The Kuala Lumpur Composite Index, up nearly eight percent over the past two weeks, closed down 0.32 percent at 872.03 points, off the day's low of 866.17.
Volume was a strong 906 million shares, with 587 decliners and 295 gainers.
But shares in second-largest lender Commerce bucked the trend with a three percent rise to 5.35 ringgit ($1.40) following an overall re-rating of local banks following Singapore's Temasek news.
Singapore's state investment agency Temasek Holdings is set to buy 30 percent of Malaysia's smallest lender Alliance Bank at over two times book value, a new pricing benchmark.
Banks like Commerce trade at only 1.6-1.7 times book value.
Prime Minister Abdullah Ahmad Badawi's decision to skip this weekend's G-15 meeting in Venezuela boosted weeks-old speculation that snap elections would be held next month.

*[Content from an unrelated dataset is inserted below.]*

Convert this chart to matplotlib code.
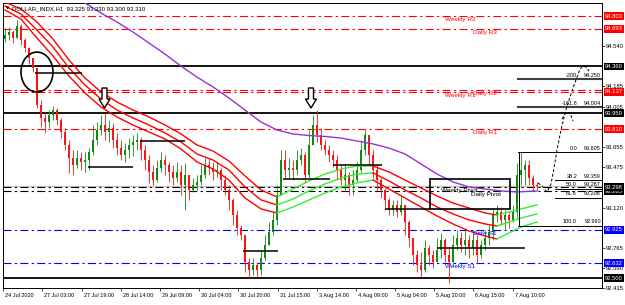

Shares of AMMB, the country's fifth-largest lender, were suspended pending an announcement on Friday.
AMMB said it would take finance unit AMFB Holdings private and list its investment bank in a restructuring to be detailed on Friday. The shares are suspended for three days from Thursday.
Fund managers said investors had already priced in expectations of strong gross domestic product growth in the last quarter of 2003, and were likely to continue taking profit unless there were surprises to the upside.
"The index has already shot up a lot. In fact, a bit too much, too fast," said Choo Swee Kee, a fund manager who oversees 700 million ringgit ($184 million) at KLCS Asset Management.
A Reuters poll on Tuesday estimated Malaysia's economy grew by 5.7 percent in the October-December period and 5.0 percent for the whole of 2003.